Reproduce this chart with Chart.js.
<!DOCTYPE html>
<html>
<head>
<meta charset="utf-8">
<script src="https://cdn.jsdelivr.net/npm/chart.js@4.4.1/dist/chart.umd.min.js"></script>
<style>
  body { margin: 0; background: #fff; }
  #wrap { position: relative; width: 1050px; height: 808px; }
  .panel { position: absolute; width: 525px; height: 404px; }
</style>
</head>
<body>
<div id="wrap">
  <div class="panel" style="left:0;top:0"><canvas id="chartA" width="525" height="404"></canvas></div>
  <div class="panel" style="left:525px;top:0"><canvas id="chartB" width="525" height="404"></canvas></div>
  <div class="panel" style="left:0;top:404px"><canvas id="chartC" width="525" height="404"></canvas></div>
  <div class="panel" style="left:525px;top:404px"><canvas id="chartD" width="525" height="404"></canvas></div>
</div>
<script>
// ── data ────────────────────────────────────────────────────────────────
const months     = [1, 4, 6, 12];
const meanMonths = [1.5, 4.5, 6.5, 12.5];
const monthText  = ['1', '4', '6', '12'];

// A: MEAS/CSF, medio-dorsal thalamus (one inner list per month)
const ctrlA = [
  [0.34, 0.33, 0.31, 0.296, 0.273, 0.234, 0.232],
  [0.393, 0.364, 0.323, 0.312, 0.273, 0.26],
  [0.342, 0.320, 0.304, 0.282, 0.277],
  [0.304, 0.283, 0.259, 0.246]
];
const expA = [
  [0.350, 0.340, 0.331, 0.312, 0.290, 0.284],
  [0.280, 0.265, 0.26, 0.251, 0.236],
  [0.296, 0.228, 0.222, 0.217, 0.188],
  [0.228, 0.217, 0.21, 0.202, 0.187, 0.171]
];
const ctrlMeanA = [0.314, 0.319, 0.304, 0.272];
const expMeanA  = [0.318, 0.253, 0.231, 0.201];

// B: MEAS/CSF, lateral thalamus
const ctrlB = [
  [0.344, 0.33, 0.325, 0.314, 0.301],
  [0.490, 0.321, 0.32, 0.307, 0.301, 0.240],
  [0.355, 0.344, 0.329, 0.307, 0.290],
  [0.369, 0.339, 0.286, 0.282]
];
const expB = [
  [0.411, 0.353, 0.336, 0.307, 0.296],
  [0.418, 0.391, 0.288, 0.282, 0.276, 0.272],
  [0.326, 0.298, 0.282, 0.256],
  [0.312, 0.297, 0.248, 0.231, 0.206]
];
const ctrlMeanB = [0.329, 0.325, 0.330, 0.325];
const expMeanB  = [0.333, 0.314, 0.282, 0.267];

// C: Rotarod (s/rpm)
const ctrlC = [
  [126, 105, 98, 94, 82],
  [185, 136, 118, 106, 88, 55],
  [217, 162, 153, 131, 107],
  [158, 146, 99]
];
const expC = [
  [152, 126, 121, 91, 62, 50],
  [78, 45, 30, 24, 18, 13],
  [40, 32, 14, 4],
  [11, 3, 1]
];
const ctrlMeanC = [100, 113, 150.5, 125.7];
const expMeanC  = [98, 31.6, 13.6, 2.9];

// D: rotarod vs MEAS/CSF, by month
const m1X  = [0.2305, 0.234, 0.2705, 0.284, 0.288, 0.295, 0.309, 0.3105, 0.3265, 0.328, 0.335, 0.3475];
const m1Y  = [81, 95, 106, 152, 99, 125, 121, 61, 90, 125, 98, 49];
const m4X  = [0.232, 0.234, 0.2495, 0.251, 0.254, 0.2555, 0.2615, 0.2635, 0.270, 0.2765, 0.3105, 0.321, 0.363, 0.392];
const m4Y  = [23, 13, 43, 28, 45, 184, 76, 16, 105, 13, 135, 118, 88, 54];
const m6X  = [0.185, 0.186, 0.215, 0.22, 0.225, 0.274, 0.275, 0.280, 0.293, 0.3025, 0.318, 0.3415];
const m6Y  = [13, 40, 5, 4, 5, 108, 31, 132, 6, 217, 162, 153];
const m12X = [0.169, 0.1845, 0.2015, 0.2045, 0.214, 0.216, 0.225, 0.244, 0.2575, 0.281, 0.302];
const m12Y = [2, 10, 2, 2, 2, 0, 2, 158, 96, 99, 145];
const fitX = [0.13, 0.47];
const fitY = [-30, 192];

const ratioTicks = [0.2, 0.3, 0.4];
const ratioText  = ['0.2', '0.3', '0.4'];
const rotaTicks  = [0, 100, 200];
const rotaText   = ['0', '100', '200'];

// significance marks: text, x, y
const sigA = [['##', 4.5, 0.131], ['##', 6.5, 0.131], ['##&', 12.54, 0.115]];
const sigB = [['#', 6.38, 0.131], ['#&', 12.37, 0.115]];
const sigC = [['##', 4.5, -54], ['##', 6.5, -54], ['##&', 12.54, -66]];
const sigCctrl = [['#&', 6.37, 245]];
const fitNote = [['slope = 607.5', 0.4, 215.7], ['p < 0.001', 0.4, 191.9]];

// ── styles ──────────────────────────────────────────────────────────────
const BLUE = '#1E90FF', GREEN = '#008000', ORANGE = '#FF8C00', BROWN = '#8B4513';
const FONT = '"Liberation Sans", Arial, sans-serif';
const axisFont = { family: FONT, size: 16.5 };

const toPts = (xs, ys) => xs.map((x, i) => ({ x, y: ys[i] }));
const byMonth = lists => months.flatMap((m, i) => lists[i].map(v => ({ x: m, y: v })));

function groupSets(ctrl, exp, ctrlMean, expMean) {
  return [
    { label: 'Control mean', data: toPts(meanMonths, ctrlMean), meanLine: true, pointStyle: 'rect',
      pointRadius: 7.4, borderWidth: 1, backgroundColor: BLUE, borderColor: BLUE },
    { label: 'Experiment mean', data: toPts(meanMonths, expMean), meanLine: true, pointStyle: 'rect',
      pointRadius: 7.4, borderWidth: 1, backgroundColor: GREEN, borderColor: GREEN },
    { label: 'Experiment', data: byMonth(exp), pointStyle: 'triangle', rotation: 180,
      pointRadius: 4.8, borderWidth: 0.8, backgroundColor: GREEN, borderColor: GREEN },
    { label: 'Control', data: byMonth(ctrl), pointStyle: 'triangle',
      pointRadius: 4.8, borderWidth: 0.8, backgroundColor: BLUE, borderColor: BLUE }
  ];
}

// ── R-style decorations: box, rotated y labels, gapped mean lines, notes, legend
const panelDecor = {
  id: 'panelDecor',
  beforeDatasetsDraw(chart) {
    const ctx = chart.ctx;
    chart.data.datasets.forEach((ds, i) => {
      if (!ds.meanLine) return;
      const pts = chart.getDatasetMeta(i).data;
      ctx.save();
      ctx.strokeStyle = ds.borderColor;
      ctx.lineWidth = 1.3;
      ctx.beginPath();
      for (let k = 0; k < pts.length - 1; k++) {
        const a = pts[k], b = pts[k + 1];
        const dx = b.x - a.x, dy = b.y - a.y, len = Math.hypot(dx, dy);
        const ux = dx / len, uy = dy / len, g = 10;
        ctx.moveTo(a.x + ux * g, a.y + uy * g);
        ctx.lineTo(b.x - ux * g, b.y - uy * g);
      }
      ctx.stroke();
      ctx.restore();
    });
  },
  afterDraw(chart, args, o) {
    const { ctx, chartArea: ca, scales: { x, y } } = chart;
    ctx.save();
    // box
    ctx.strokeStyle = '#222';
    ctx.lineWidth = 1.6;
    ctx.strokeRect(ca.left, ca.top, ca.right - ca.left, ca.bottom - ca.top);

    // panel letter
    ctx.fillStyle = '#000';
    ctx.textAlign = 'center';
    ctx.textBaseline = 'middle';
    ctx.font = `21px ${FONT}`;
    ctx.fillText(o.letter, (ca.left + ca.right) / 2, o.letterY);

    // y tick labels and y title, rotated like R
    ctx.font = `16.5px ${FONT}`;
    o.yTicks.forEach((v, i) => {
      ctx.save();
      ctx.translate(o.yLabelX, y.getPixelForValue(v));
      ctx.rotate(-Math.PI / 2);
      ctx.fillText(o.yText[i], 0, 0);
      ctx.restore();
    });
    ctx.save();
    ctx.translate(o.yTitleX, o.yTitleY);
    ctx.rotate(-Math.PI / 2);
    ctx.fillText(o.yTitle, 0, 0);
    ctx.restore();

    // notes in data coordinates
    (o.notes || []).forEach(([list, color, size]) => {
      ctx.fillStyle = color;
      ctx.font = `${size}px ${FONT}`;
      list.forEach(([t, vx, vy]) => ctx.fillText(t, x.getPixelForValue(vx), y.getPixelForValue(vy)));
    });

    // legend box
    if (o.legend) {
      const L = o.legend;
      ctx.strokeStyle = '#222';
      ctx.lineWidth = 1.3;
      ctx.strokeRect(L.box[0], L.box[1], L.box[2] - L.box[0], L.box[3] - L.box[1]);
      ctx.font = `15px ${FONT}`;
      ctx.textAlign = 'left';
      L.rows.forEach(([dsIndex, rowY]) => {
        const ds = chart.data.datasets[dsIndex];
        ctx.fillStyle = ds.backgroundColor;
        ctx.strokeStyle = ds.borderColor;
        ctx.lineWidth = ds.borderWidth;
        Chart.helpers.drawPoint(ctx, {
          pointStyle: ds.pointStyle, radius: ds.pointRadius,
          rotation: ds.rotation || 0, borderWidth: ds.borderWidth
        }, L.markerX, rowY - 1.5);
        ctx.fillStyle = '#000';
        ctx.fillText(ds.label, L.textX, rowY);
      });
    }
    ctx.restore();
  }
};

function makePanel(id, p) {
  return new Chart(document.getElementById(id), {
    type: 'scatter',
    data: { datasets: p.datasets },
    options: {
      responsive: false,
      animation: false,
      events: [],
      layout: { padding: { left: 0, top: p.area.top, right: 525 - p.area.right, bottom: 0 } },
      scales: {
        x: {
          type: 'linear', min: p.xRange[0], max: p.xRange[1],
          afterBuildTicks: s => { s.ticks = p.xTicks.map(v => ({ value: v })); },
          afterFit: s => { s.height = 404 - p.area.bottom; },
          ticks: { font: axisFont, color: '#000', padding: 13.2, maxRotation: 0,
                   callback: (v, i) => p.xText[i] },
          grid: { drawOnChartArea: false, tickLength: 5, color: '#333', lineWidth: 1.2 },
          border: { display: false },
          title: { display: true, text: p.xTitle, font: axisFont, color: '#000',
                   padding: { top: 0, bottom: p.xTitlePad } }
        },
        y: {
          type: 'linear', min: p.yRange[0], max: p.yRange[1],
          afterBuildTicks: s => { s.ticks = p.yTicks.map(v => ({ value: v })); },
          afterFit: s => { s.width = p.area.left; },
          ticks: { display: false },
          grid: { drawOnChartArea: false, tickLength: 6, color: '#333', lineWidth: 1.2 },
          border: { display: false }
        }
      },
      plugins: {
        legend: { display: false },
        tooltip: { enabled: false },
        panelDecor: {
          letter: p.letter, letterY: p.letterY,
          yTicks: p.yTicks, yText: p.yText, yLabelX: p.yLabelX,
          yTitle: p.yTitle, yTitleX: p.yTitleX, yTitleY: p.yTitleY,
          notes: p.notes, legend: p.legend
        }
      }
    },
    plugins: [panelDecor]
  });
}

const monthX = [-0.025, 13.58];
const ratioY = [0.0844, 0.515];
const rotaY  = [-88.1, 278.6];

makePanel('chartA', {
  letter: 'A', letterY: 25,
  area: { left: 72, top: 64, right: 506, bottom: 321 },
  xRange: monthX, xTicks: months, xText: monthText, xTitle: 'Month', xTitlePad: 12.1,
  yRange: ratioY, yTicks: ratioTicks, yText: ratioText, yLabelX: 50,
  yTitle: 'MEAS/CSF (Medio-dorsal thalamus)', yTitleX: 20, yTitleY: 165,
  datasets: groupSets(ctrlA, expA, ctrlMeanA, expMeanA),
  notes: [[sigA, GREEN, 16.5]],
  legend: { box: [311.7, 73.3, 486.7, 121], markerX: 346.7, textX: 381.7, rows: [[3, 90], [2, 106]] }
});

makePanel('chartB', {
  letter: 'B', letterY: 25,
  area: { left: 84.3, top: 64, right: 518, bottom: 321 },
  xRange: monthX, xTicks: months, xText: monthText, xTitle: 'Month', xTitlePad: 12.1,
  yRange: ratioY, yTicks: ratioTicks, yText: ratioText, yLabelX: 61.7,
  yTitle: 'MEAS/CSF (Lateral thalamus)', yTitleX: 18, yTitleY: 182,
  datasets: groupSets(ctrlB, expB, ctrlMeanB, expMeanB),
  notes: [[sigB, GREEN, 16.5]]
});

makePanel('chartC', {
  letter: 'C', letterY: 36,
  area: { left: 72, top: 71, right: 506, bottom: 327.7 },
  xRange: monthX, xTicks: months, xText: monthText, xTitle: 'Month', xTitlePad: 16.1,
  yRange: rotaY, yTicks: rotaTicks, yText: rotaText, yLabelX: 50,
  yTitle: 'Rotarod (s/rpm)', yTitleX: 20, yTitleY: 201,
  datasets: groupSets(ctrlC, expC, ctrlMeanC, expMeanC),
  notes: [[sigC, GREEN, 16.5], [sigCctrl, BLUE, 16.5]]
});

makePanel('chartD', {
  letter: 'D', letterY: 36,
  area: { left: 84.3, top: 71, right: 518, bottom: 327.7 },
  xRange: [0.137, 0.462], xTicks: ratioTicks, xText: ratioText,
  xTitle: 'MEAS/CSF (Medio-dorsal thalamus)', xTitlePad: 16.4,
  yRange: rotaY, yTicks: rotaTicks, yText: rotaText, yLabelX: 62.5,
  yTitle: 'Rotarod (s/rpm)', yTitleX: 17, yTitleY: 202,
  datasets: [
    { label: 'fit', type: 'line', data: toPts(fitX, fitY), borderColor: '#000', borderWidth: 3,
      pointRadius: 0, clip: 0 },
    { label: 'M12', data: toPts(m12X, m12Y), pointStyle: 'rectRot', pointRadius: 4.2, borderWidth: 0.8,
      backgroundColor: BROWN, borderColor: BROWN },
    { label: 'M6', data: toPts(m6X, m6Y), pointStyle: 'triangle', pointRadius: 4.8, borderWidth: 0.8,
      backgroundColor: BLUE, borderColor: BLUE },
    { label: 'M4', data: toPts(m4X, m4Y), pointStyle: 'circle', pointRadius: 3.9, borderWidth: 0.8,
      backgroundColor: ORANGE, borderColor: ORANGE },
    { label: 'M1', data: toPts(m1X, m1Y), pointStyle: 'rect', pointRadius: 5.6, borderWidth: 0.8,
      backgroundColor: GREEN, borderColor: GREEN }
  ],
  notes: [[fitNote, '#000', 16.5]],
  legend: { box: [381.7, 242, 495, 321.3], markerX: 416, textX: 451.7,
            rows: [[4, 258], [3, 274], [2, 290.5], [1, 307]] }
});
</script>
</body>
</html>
====
→ **WHAT YOU WILL DO**:
Repeat, word for word, the lines from the opening of the material through the line containing "['1', '4', '6', '12'];".

→ **SOLUTION FOR THIS TASK**:
Reproduce this chart with Chart.js.
<!DOCTYPE html>
<html>
<head>
<meta charset="utf-8">
<script src="https://cdn.jsdelivr.net/npm/chart.js@4.4.1/dist/chart.umd.min.js"></script>
<style>
  body { margin: 0; background: #fff; }
  #wrap { position: relative; width: 1050px; height: 808px; }
  .panel { position: absolute; width: 525px; height: 404px; }
</style>
</head>
<body>
<div id="wrap">
  <div class="panel" style="left:0;top:0"><canvas id="chartA" width="525" height="404"></canvas></div>
  <div class="panel" style="left:525px;top:0"><canvas id="chartB" width="525" height="404"></canvas></div>
  <div class="panel" style="left:0;top:404px"><canvas id="chartC" width="525" height="404"></canvas></div>
  <div class="panel" style="left:525px;top:404px"><canvas id="chartD" width="525" height="404"></canvas></div>
</div>
<script>
// ── data ────────────────────────────────────────────────────────────────
const months     = [1, 4, 6, 12];
const meanMonths = [1.5, 4.5, 6.5, 12.5];
const monthText  = ['1', '4', '6', '12'];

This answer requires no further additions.